━━ Data lines ━━
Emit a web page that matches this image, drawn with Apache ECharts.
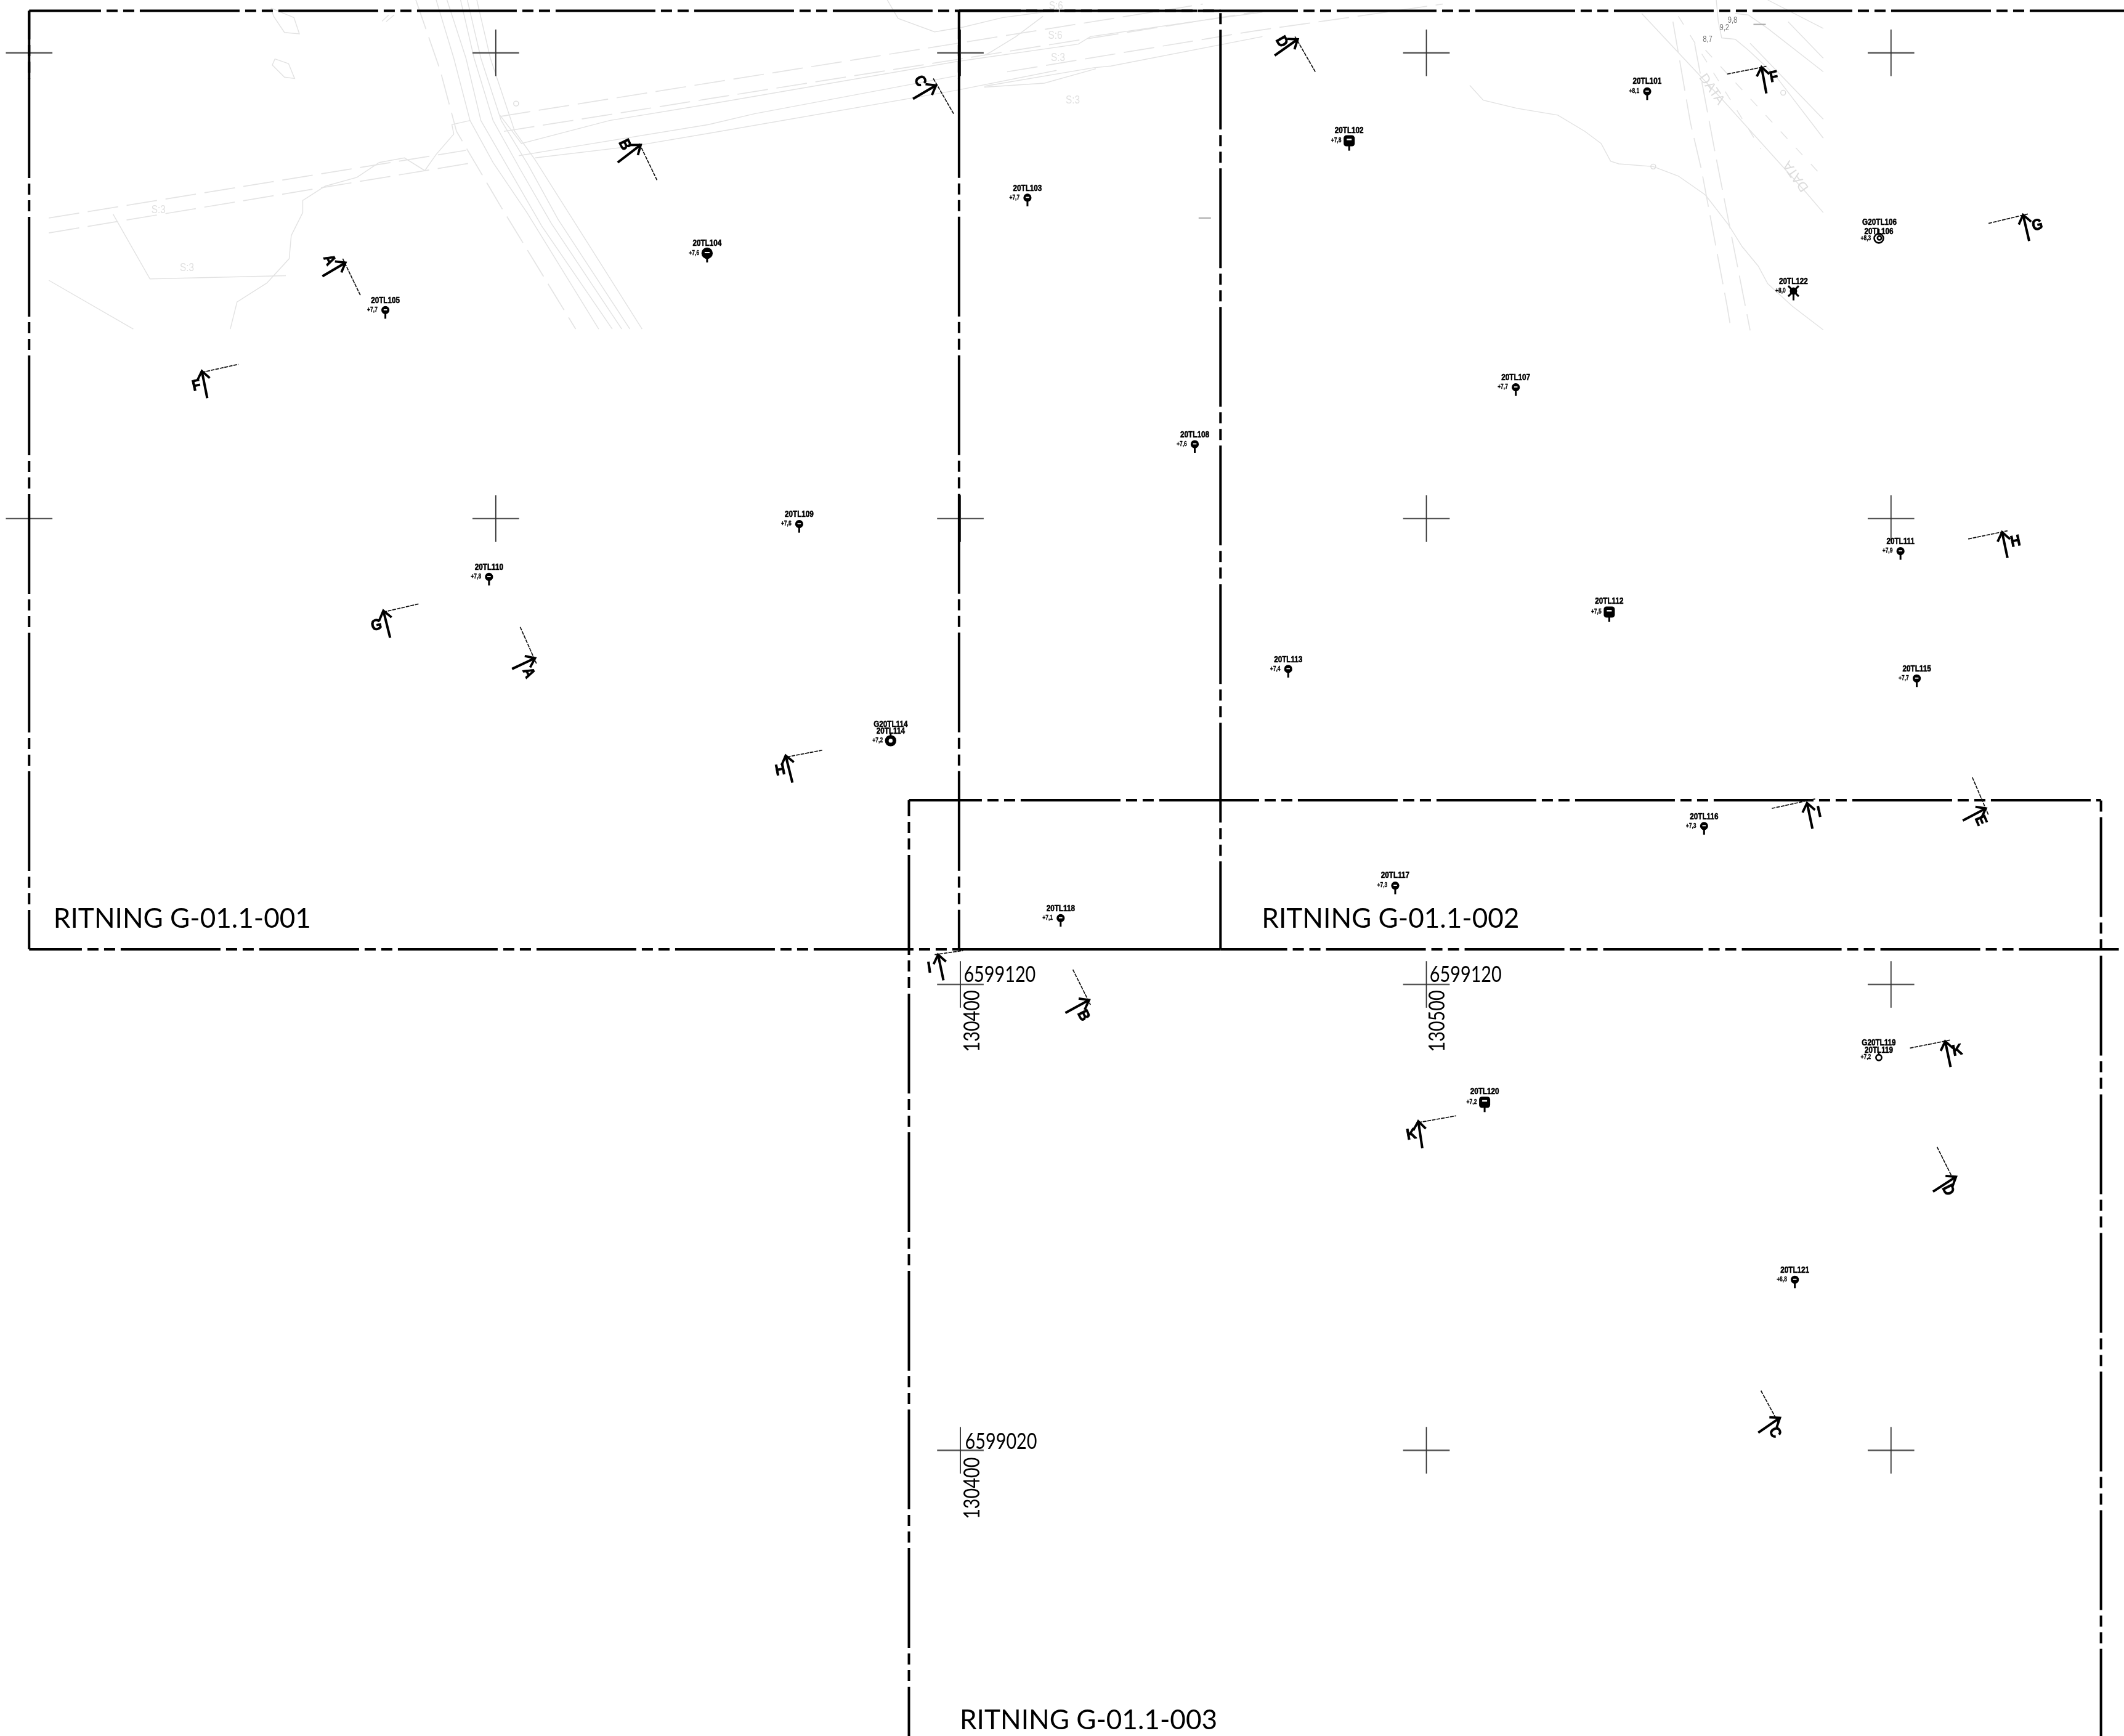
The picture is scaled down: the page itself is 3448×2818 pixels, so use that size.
<!DOCTYPE html>
<html><head><meta charset="utf-8"><style>html,body{margin:0;padding:0;background:#fff}#c{width:3448px;height:2818px}</style>
<script src="https://cdn.jsdelivr.net/npm/echarts@6/dist/echarts.min.js"></script></head>
<body><div id="c"></div><script>
// Plan coordinates (plan units, 0..1568 east, 0..1282 south).
const crossX = [21.5,366,709,1053,1396, 21.5,366,709,1053,1396, 709,1053,1396, 709,1053,1396];
const crossY = [39,39,39,39,39, 383,383,383,383,383, 727,727,727, 1071,1071,1071];

// sheet edges: x1,y1,x2,y2, position along the edge where a long dash begins
const frameEdges = [
 [21.5,8,708,8,103.2],[708,8,1568,8,1498.4],[708,8,901,8,708],
 [21.5,701,708,701,89.1],[901,701,1568,701,978.9],[671,591,1551,591,753.5],
 [21.5,8,21.5,701,57.8],[708,8,708,701,160],[901,8,901,701,22],
 [671,591,671,1282,938.4],[1551,591,1551,1282,603.5]];
const frameSolid = [[21.5,8,21.5,58],[708,8,708,58],[708,701,901,701]];

const sheetTitles = ['RITNING G-01.1-001','RITNING G-01.1-002','RITNING G-01.1-003'];
const sheetTitleX = [39.5,931.5,708.5];
const sheetTitleY = [678.5,678.5,1270.5];

const northLabels = ['6599120','6599120','6599020'];
const northX = [738,1082,739];
const northY = [720,720,1064.5];
const eastLabels = ['130400','130500','130400'];
const eastX = [717.8,1061,717.8];
const eastY = [753,753,1098];

// boreholes
const wellNames = ['20TL101','20TL102','20TL103','20TL104','20TL105','20TL106','20TL107','20TL108','20TL109','20TL110','20TL111','20TL112','20TL113','20TL114','20TL115','20TL116','20TL117','20TL118','20TL119','20TL120','20TL121','20TL122'];
const wellLevels = ['+8,1','+7,8','+7,7','+7,6','+7,7','+8,3','+7,7','+7,6','+7,6','+7,8','+7,9','+7,5','+7,4','+7,2','+7,7','+7,3','+7,3','+7,1','+7,2','+7,2','+6,8','+8,0'];
const wellX = [1216,996,758.5,522,284.5,1387,1119,882,590,361,1403,1188,951,657.5,1415,1258,1030,783,1387,1096,1325,1324];
const wellY = [67.5,104,146,187,229,176,286,328,387,426,407,452,494,547,501,610,654,678,781,814,945,215];
const wellNameY = [60,96.5,139,179.5,222,171,279,321,380,419,400,444,487,540,494,603,646.5,671,775.5,806,938,208];
const wellKinds = ['pin','block','pin','big','pin','double','pin','pin','pin','pin','pin','block','pin','gear','pin','pin','pin','pin','ring','block','pin','cross'];
const groundwaterNames = ['G20TL106','G20TL114','G20TL119'];
const groundwaterX = [1387.5,657.5,1387];
const groundwaterY = [164,535,770];

// section markers
const sectionLetters = ['A','B','C','D','F','G','A','H','I','B','F','G','H','I','E','K','K','D','C'];
const tailX = [238,456,674,941,153,288,378,585,696.5,786.5,1304,1498,1482,1338,1449,1440,1050,1427,1298];
const tailY = [204,120,73,41,294,471,494,578,724,748,69,178,412,612,606,788,848,880,1058];
const headX = [255,473,691,958,149,283,395,580,692.5,804,1300.4,1493.5,1478,1334,1466,1436,1047,1444,1314];
const headY = [194,107,63,29,274,451,486,558,705,738.5,49.5,158.7,393,593,597,769,828,869,1047];
const cutX1 = [253,472,689,956,149,283,384,581,690,792,1275,1468,1453,1308,1456,1410,1047,1430,1300];
const cutY1 = [191,106,58,27,275,452,463,559,705,716,54.7,165,398,597,574,774,829,847,1027];
const cutX2 = [266,485,704,971,176,309,396,607,711,805,1304,1497,1482,1340,1468,1440,1075,1443,1313];
const cutY2 = [218,133,84,53,269,446,490,554,702,742,49,158,392,590,602,768,824,873,1051];
const letterX = [243,461,679,946,145,278,390,576,686,799.6,1309.5,1504,1488,1343,1462,1445,1042,1438,1310];
const letterY = [192,107,60,31,285,462,497,569,715,750,57,166.5,400,600,606,776,838,879,1058];

// faint base map
const baseSolid = [
 [[322,0],[335,43],[347,89],[364,120],[389,157],[442,243]],
 [[330,0],[344,43],[355,89],[374,122],[400,167],[452,243]],
 [[340,0],[350,43],[364,89],[384,125],[407,165],[459,243]],
 [[345,0],[355,43],[370,89],[390,122],[412,162],[465,243]],
 [[352,0],[362,43],[380,97],[395,118],[474,243]],
 [[200,6],[217,13],[221,25],[210,24],[202,12],[200,6]],
 [[203,43.5],[213,47],[217.5,58],[210,57],[201,48],[203,43.5]],
 [[282,15.7],[287,11]],[[285,16],[291,11]],
 [[170,243],[175,223],[197,209],[213.5,191],[215,174],[223.5,157],[223.5,148],[240,137.5],[263.5,131],[280,120],[298.6,116.6],[313.6,126],[322,114],[335,99],[333.6,92],[347,89]],
 [[83.4,158],[110.7,206],[211,203.6]],
 [[36,207],[98.4,243]],
 [[369,85],[385,106],[450,89],[523,77],[706,45.5],[796,32.6],[805,27],[888,15],[932,9]],
 [[383,115],[410,110.5],[523,92],[557,84],[706,56]],
 [[726.6,63.7],[807.5,50],[820,48.8],[932,27]],
 [[726.6,64.4],[771,61.4],[809,50.8]],
 [[395,116.6],[467,108],[523,98.5],[706,66.7],[780,52]],
 [[655,0],[663,13.6],[690,23.5],[711,20],[740,13],[770,9]],
 [[770,12],[750,27],[732,38],[726.6,41]],
 [[1085,63],[1095,74],[1120,80],[1150,85],[1170,97],[1182,106],[1189,119],[1195,121],[1220.5,123],[1239,130],[1259,144],[1276,166],[1286,182],[1298,196.5],[1305,209.5],[1323,226],[1346,243.6]],
 [[1212,10],[1271,73],[1334,143],[1346,157]],
 [[1281,10],[1290.6,11],[1305,21],[1346,53]],
 [[1267,0],[1268.5,16],[1271,28],[1281,29],[1290.6,37],[1310,55],[1346,102]],
 [[1320,16],[1346,43]],[[1305,0],[1346,21]],[[1292,32],[1346,88]]
];
const baseDashed = [
 [[36,161],[344,111]],[[36,172],[350,120]],
 [[369,86],[888,3]],[[372,97],[523,73],[706,44],[932,8]],
 [[743.5,53],[925,23],[1065,3]],
 [[307,0],[325,52],[337,97],[370,153],[425,243]],
 [[1235,16],[1248,91],[1256,125],[1275,226],[1278,244]],
 [[1251,32],[1266,112],[1292,244]]
];
const baseShortDashed = [
 [[1259,37],[1345,130]],
 [[1239,12],[1300,110]]
];
const baseNotes = ['S:3','S:3','S:6','S:6','S:3','S:3'];
const baseNoteX = [117,138,779.6,779,781,792];
const baseNoteY = [155,198,4.5,26.5,43,74];
const spotNotes = ['9,8','9,2','8,7'];
const spotX = [1279,1273,1260.6];
const spotY = [15,20.6,29];
const roadNotes = ['DATA','DATA'];
const roadNoteX = [1263.5,1326];
const roadNoteY = [66,130];
const roadNoteAngle = [55,235];
const tinyRings = [[381,76.5],[1220.5,123],[1316.4,68.5]];
const tinyDashes = [[1299,18],[889.4,161]];

const W=3448,H=2818, k=W/1568;
const PATTERN=[162,9,18,9,18,9], PERIOD=PATTERN.reduce((a,b)=>a+b,0);
const FONT='"Liberation Sans"', THIN='Lato';

function linesSeries(items,lineStyle,z){return {type:'lines',coordinateSystem:'cartesian2d',polyline:true,silent:true,z:z,
  lineStyle:Object.assign({opacity:1,curveness:0},lineStyle),effect:{show:false},
  data:items.map(c=>({coords:c}))};}

function textSeries(xs,ys,texts,o){return {type:'custom',coordinateSystem:'cartesian2d',silent:true,z:o.z||20,clip:false,
  encode:{x:0,y:1},data:xs.map((x,i)=>[x,ys[i]]),
  renderItem:(p,api)=>{const i=p.dataIndex,c=api.coord([api.value(0),api.value(1)]);
    const deg=o.angle?o.angle[i]:(o.rot||0);
    const st={text:texts[i],font:o.font,fill:o.fill||'#000',align:o.align||'center',verticalAlign:'middle'};
    if(o.bold){st.stroke=o.fill||'#000';st.lineWidth=o.bold;}
    return {type:'text',x:c[0]+(o.dx||0)*k,y:c[1]+(o.dy||0)*k,rotation:-deg*Math.PI/180,scaleX:o.sx||1,scaleY:o.sy||1,style:st};}};}

function wellGraphic(kind,c){
 const [x,y]=c, ch=[], blk={fill:'#000'}, wh={fill:'#fff'};
 const circle=(r,s)=>({type:'circle',shape:{cx:x,cy:y,r},style:s});
 const stem=(a,b,w)=>({type:'rect',shape:{x:x-(w||3)/2,y:y+a,width:w||3,height:b-a},style:blk});
 const ring=(cx,cy,r,l)=>({type:'circle',shape:{cx,cy,r},style:{fill:'none',stroke:'#000',lineWidth:l||2.6}});
 if(kind==='pin'){ch.push(stem(0,14),circle(6.6,blk),{type:'rect',shape:{x:x-2.8,y:y-1.4,width:5.6,height:1.8},style:wh});}
 else if(kind==='block'){const r=9;
   ch.push(stem(0,16),{type:'rect',shape:{x:x-r,y:y-r,width:2*r,height:2*r,r:4.5},style:blk},{type:'rect',shape:{x:x-4,y:y-3.5,width:8,height:2.5},style:wh});}
 else if(kind==='big'){ch.push(stem(0,15),circle(9.2,blk),{type:'rect',shape:{x:x-4,y:y-2,width:8,height:2},style:wh});}
 else if(kind==='double'){ch.push(ring(x,y,7.5),ring(x+1,y-0.5,3.2),stem(-15,-6,2.4));}
 else if(kind==='gear'){ch.push(stem(-13,-5,2.8),circle(9.2,blk),circle(3.2,wh));}
 else if(kind==='ring'){ch.push(ring(x,y,4.6),stem(-10,-4,2.4));}
 else if(kind==='cross'){ch.push(stem(0,15),circle(6,blk),
   {type:'line',shape:{x1:x-8.5,y1:y-8.5,x2:x+8.5,y2:y+8.5},style:{stroke:'#000',lineWidth:3}},
   {type:'line',shape:{x1:x+8.5,y1:y-8.5,x2:x-8.5,y2:y+8.5},style:{stroke:'#000',lineWidth:3}});}
 return {type:'group',children:ch};
}

const series=[];
// base map
series.push(linesSeries(baseSolid,{color:'#e2e2e2',width:1.4},1));
series.push(linesSeries(baseDashed,{color:'#e4e4e4',width:1.7,type:[50,14]},1));
series.push(linesSeries(baseShortDashed,{color:'#e2e2e2',width:1.4,type:[16,20]},1));
series.push({type:'custom',coordinateSystem:'cartesian2d',silent:true,z:1,encode:{x:0,y:1},data:tinyRings,
 renderItem:(p,api)=>{const c=api.coord([api.value(0),api.value(1)]);
  return {type:'circle',shape:{cx:c[0],cy:c[1],r:4},style:{fill:'none',stroke:'#dcdcdc',lineWidth:1.4}};}});
series.push({type:'custom',coordinateSystem:'cartesian2d',silent:true,z:2,encode:{x:0,y:1},data:tinyDashes,
 renderItem:(p,api)=>{const c=api.coord([api.value(0),api.value(1)]);
  return {type:'line',shape:{x1:c[0]-10,y1:c[1],x2:c[0]+10,y2:c[1]},style:{stroke:'#aaa',lineWidth:2}};}});
series.push(textSeries(baseNoteX,baseNoteY,baseNotes,{font:'18px '+FONT,fill:'#e0e0e0',z:2,sx:.85}));
series.push(textSeries(spotX,spotY,spotNotes,{font:'15px '+FONT,fill:'#777',z:2,sx:.75}));
series.push(textSeries(roadNoteX,roadNoteY,roadNotes,{font:'22px '+FONT,fill:'#dcdcdc',z:2,angle:roadNoteAngle}));

// coordinate crosses
const crossH=crossX.map((x,i)=>[[x-17.2,crossY[i]],[x+17.2,crossY[i]]]);
const crossV=crossX.map((x,i)=>[[x,crossY[i]-17.2],[x,crossY[i]+17.2]]);
series.push(linesSeries(crossH,{color:'#555',width:2.4},4));
series.push(linesSeries(crossV,{color:'#333',width:1.8},4));

// sheet frames
frameEdges.forEach(e=>{
  const along=(e[1]===e[3])?e[0]:e[1];
  const d=(e[4]-along)*k;
  const off=((PERIOD-d)%PERIOD+PERIOD)%PERIOD;
  series.push(linesSeries([[[e[0],e[1]],[e[2],e[3]]]],{color:'#000',width:4,type:PATTERN,dashOffset:off,cap:'butt'},5));
});
series.push(linesSeries(frameSolid.map(e=>[[e[0],e[1]],[e[2],e[3]]]),{color:'#000',width:4},5));

// section markers
const wing=7.8, ang=37*Math.PI/180;
const arrowItems=sectionLetters.map((_,i)=>[[tailX[i],tailY[i]],[headX[i],headY[i]]]);
const arrowHeads=sectionLetters.map((_,i)=>{
  const dx=tailX[i]-headX[i],dy=tailY[i]-headY[i],l=Math.hypot(dx,dy),ux=dx/l,uy=dy/l;
  const rot=(a)=>[headX[i]+wing*(ux*Math.cos(a)-uy*Math.sin(a)),headY[i]+wing*(ux*Math.sin(a)+uy*Math.cos(a))];
  return [rot(ang),[headX[i],headY[i]],rot(-ang)];
});
series.push(linesSeries(arrowItems,{color:'#000',width:4},8));
series.push(linesSeries(arrowHeads,{color:'#000',width:3.8},8));
series.push(linesSeries(sectionLetters.map((_,i)=>[[cutX1[i],cutY1[i]],[cutX2[i],cutY2[i]]]),{color:'#111',width:1.7,type:[6,1.5]},7));
const letterAngle=sectionLetters.map((_,i)=>Math.atan2(cutY2[i]-cutY1[i],cutX2[i]-cutX1[i])*180/Math.PI);
series.push(textSeries(letterX,letterY,sectionLetters,{font:'bold 25px '+FONT,angle:letterAngle,sx:.9,bold:1}));

// boreholes
series.push({type:'custom',coordinateSystem:'cartesian2d',silent:true,z:10,encode:{x:0,y:1},
  data:wellX.map((x,i)=>[x,wellY[i]]),
  renderItem:(p,api)=>wellGraphic(wellKinds[p.dataIndex],api.coord([api.value(0),api.value(1)]))});
series.push(textSeries(wellX,wellNameY,wellNames,{font:'bold 15px '+FONT,sx:.78,bold:.6}));
series.push(textSeries(wellX,wellY,wellLevels,{font:'bold 10px '+FONT,sx:.85,dx:-9.6,bold:.3}));
series.push(textSeries(groundwaterX,groundwaterY,groundwaterNames,{font:'bold 15px '+FONT,sx:.78,bold:.6}));

// sheet titles and grid labels
series.push(textSeries(sheetTitleX,sheetTitleY,sheetTitles,{font:'400 45px '+THIN,fill:'#000',align:'left',sx:.98}));
series.push(textSeries(northX,northY,northLabels,{font:'400 36px '+THIN,fill:'#000',sx:.8}));
series.push(textSeries(eastX,eastY,eastLabels,{font:'400 36px '+THIN,fill:'#000',sx:.8,rot:-90,dy:1}));

const chart=echarts.init(document.getElementById('c'),null,{renderer:'canvas',width:W,height:H});
chart.setOption({animation:false,backgroundColor:'#fff',
  grid:{left:0,right:0,top:0,bottom:0},
  xAxis:{type:'value',min:0,max:1568,show:false},
  yAxis:{type:'value',min:0,max:1282,inverse:true,show:false},
  series});
</script></body></html>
━━━
Where a line above includes "page", copy that line.

Expected answer:
Emit a web page that matches this image, drawn with Apache ECharts.
The picture is scaled down: the page itself is 3448×2818 pixels, so use that size.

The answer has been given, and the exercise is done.